If both the EU and the US start levying carbon border taxes, Asia’s fourth-largest economy’s outbound shipments would shed a combined 1.1 percent, or $7.1 billion, every year, the BOK said. The EU’s plan alone -- which seeks to charge importers $50 per every ton of carbon dioxide emissions -- would cost Korea’s exports some $3.2 billion annually. The US tariff would cost Korea $3.9 billion every year, if the world’s largest economy adopts the same $50 rule.
Korea would lose its cost advantage in manufacturing once the tax is levied and the tariff would affect its trade ties with China, which onlookers expect to be heavily hit by the tax rules, as the world’s largest greenhouse gas emitter and raw materials manufacturer.
The BOK pinpointed Korea’s autos and shipbuilding industry to be hit most by the tariffs, with the steel industry next in line.

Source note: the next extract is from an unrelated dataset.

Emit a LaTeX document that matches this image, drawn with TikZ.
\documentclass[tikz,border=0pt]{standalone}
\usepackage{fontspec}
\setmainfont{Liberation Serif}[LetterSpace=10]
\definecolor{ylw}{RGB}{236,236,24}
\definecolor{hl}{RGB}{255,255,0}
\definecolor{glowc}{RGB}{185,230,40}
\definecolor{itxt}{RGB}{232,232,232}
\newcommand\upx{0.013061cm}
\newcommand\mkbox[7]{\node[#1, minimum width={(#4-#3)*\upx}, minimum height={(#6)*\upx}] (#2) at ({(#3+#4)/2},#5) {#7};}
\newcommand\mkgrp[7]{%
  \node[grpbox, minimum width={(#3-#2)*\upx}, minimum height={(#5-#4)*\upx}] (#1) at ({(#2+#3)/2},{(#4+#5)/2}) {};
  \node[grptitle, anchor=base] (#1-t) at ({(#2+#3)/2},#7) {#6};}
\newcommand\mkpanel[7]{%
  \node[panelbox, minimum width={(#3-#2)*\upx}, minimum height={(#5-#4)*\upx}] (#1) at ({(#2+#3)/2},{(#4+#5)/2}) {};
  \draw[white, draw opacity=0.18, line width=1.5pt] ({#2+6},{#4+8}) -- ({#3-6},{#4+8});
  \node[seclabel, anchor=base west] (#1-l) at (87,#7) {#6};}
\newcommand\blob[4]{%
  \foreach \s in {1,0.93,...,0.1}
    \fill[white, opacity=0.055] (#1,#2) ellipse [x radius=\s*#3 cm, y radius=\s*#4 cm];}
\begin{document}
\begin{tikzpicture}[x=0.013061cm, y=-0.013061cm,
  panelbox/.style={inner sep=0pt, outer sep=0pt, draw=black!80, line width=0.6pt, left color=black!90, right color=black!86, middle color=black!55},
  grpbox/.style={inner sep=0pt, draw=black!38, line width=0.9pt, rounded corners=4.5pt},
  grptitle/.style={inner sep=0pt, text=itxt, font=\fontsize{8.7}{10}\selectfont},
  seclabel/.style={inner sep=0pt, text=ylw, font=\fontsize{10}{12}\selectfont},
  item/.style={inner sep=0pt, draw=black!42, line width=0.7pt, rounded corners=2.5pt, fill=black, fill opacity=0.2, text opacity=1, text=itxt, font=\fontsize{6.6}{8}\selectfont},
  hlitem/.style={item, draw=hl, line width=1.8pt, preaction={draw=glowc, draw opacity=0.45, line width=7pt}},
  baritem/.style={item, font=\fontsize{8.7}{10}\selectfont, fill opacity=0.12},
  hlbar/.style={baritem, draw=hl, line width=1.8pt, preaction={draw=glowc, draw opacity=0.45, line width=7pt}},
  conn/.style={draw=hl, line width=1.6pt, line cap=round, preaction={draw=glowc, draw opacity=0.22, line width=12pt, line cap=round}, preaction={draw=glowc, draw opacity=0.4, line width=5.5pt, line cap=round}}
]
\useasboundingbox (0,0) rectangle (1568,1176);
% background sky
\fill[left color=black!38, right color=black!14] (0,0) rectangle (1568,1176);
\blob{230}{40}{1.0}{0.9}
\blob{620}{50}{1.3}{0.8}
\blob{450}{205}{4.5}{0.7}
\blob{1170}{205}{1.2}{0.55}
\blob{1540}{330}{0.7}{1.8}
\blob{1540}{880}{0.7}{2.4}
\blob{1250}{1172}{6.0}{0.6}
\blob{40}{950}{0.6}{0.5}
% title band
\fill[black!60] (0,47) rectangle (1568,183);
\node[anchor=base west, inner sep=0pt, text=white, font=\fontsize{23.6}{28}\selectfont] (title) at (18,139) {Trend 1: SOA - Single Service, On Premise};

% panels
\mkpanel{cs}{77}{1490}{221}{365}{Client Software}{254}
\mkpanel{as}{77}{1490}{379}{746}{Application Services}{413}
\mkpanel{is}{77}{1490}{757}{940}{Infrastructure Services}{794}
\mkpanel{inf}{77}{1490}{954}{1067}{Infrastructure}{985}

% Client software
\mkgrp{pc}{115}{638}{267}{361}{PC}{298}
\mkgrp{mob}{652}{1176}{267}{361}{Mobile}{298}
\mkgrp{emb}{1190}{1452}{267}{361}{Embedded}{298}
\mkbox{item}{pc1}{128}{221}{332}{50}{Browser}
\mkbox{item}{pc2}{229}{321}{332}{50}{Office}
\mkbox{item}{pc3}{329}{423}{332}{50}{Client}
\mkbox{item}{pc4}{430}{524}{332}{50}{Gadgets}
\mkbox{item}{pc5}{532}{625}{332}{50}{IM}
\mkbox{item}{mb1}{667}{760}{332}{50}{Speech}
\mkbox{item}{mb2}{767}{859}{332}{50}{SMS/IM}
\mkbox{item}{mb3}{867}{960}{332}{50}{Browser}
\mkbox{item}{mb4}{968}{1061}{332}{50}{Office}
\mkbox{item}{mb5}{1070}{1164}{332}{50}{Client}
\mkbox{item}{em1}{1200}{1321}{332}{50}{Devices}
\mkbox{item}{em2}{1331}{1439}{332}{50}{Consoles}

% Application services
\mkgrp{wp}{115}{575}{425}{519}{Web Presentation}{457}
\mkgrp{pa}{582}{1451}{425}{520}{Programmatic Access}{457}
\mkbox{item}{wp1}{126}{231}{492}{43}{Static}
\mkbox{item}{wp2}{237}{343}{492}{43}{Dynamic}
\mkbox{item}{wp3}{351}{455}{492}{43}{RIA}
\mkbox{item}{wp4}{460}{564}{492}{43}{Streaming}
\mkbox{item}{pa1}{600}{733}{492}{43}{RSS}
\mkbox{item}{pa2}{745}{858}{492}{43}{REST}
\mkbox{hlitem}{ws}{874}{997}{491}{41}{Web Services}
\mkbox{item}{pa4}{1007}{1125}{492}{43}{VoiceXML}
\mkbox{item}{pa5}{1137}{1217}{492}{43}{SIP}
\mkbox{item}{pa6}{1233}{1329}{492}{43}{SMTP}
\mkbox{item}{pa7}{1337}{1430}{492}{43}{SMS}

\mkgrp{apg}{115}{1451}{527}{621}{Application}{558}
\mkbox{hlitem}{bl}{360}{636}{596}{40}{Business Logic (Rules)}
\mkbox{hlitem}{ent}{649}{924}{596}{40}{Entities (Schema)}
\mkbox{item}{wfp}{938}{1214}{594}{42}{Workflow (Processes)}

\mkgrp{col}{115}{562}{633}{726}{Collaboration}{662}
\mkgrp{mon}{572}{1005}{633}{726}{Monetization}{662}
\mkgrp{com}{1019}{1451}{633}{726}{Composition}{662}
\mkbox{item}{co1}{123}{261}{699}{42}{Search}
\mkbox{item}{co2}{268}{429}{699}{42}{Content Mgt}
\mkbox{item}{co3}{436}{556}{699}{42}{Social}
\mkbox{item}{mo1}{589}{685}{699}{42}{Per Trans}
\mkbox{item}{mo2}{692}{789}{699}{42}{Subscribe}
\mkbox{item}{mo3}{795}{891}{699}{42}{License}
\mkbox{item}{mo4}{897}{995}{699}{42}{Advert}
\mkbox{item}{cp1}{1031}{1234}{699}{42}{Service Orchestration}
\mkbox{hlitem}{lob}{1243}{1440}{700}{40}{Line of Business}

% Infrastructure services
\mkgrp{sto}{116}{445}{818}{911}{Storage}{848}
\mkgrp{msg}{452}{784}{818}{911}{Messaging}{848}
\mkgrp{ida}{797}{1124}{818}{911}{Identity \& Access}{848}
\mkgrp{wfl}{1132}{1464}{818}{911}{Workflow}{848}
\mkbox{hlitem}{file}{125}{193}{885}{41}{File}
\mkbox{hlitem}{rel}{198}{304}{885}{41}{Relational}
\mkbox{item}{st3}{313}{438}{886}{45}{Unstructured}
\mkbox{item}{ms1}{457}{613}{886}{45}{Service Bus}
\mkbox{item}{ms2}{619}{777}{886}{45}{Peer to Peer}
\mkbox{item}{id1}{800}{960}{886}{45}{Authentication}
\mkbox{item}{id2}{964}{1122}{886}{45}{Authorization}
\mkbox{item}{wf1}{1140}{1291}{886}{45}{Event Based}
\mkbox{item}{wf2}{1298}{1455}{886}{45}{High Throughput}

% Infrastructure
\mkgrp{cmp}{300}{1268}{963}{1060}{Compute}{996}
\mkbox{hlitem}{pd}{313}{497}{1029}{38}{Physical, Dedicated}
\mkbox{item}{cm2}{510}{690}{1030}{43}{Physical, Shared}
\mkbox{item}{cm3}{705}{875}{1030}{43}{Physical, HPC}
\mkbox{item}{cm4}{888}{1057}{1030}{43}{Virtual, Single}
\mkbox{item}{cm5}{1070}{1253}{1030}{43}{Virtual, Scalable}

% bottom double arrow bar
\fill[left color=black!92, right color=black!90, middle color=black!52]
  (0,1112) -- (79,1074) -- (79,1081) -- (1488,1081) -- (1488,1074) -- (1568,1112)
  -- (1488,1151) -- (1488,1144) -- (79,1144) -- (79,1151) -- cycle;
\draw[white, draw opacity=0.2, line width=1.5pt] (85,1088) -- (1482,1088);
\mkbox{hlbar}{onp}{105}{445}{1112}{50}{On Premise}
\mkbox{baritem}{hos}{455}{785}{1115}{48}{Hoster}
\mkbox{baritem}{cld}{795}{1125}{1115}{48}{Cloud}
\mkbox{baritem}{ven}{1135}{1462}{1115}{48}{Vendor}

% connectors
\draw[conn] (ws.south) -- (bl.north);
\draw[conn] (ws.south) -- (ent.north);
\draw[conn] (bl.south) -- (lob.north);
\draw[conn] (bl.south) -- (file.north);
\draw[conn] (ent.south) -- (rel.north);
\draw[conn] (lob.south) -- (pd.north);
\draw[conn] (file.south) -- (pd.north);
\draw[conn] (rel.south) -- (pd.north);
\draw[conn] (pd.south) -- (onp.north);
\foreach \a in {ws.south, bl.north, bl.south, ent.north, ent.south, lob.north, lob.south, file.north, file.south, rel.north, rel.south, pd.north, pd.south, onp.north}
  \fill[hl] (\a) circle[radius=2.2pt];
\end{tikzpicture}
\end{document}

But pointing to the nation’s own emissions trading scheme, the BOK also rolled out a rosier outlook. It said that if the US and EU takes the cap-and-trade system -- which currently levies some $15 per every ton of emissions -- into account and slashes the level of tax to some $35 per ton, then Korea’s annual exports would only shed a combined 0.7 percent.
The businesses would need government support to obtain the “rosier outlook,” but Cho of KERI says that is an unlikely scenario.
“The Moon Jae-in administration is not a business-friendly administration, and with its history of dealing with similar cases, the businesses are likely not to receive the support they’ll need,” he said.
South Korea’s exports jumped 29.6 percent on-year to $55.4 billion in July to a record high, extending gains to a ninth consecutive month, according to the latest data compiled by the Ministry of Trade, Industry and Energy.